Ces ados que le smartphone rend malade
Ces ados que le smartphone rend malade
Alors que l'Italie pense à légiférer pour lutter contre l'usage abusif des ordinateurs et des smartphones, le Luxembourg ne semble pas encore prêt à prendre cette voie. Pourtant, le phénomène, appelé nomophobie, touche un nombre croissant de 16-24 ans, à en croire «Ausgespillt/Game Over», l'association conventionnée par le ministère de la Santé et chargée de recenser les cas de dépendance aux jeux en ligne.

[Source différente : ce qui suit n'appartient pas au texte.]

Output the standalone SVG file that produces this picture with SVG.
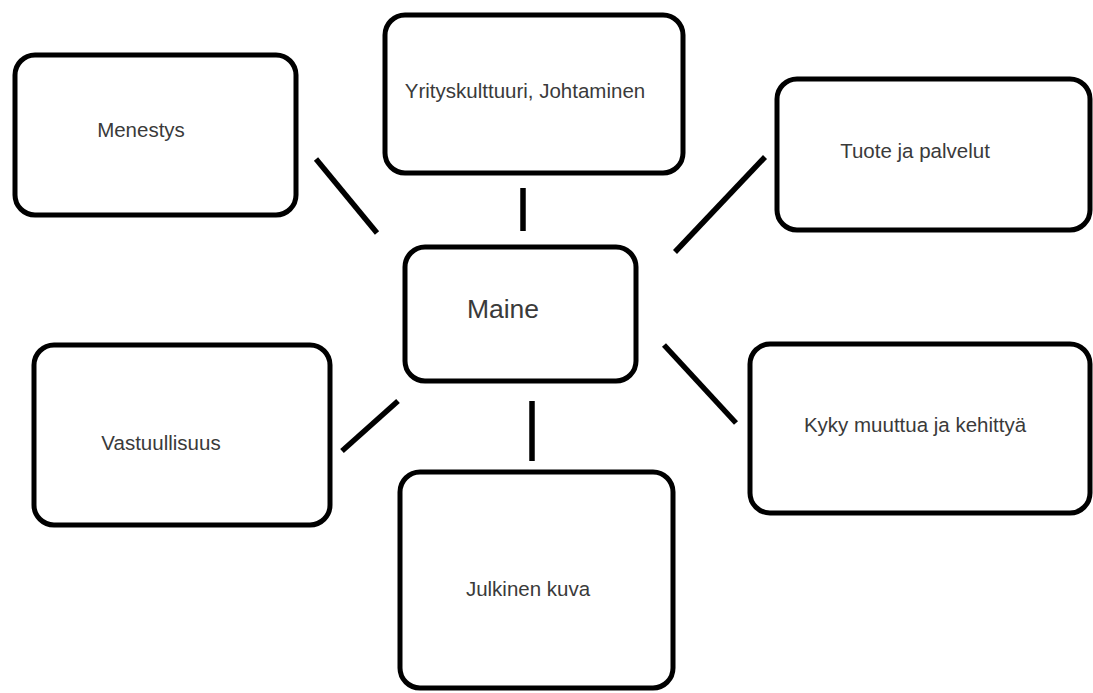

Si lors de sa création, en 2003, l'association s'occupait exclusivement des addictions concernant les jeux de hasard à gratter, la donne a fortement évolué. En 2018, 80% des 216 consultations effectuées concernaient des patients présentant des troubles addictifs en lien avec les médias numériques. Majoritairement des adolescents.
19.000 euros d'achat sur smartphone
De son expérience, Andreas König, directeur de l'association et psychologue, note que les jeunes filles sont davantage concernées par l'addiction aux réseaux sociaux alors que les garçons sont plus enclins à rester coller aux jeux en ligne.
Une différence qui peut tout de même créer un point commun. Celui d'avoir un impact financier sur leur famille. « Il n'est pas rare que les jeunes utilisent secrètement les cartes de crédit de leurs parents et cela peut chiffrer très vite », souligne Andreas König qui se remémore le cas d'une jeune fille «qui avait dépensé 19.000 euros d'achats dans un jeu sur téléphone portable.»
Face à cette situation, le psychologue déplore que les parents «sous-estiment la plupart du temps la gravité du problème» et ne consultent «que quand la dépendance est déjà bien installée». Une réalité qui trouve une partie de son origine dans les faibles moyens dont «Ausgespillt/Game Over» dispose pour mettre en place une véritable campagne de prévention.
«Si l'on considère l'utilisation d'internet dans son ensemble, un jeune sur dix au Luxembourg possède un profil d'utilisation problématique et un sur 30 affiche un profil de dépendance », poursuit Andreas König. Un phénomène qui pourrait être amené à prendre l'ampleur.
Dans une étude publiée début juillet, le Statec indiquait que 99% des adolescents se connectaient quotidiennement à internet et que 53% d'entre eux y pratiquaient des jeux en ligne. De quoi inquiéter certains spécialistes. Pour Joël Billieux, psychologue clinicien, la nomophobie touche en priorité les 16-24 ans, jugés «plus vulnérables» que les tranches d'âges supérieures.
«Les adolescents ne sont pas à même de réguler leur utilisation du smartphone car leur cortex préfrontal n'arrive pas à maturité avant une vingtaine d'années d'où l'importance de la prévention et de l'éducation», explique le professeur à l'Université du Luxembourg. Une spécificité physiologique qui a poussé l'OMS, en mai dernier, à reconnaître la pratique excessive du jeu vidéo comme pathologie à part entière. Ce n'est en revanche pas le cas de l'utilisation forcenée des réseaux sociaux.
Pour Joël Billieux, cette nouvelle classification pose néanmoins question. «À partir du moment où une conduite excessive est considérée comme une addiction, n'importe quelle conduite plaisante de la vie quotidienne peut être considérée comme telle. C'est pour ça que lors des consultations, je conseille aux parents de jouer avec leurs enfants car un dialogue autour de la régulation du jeu peut alors se créer ».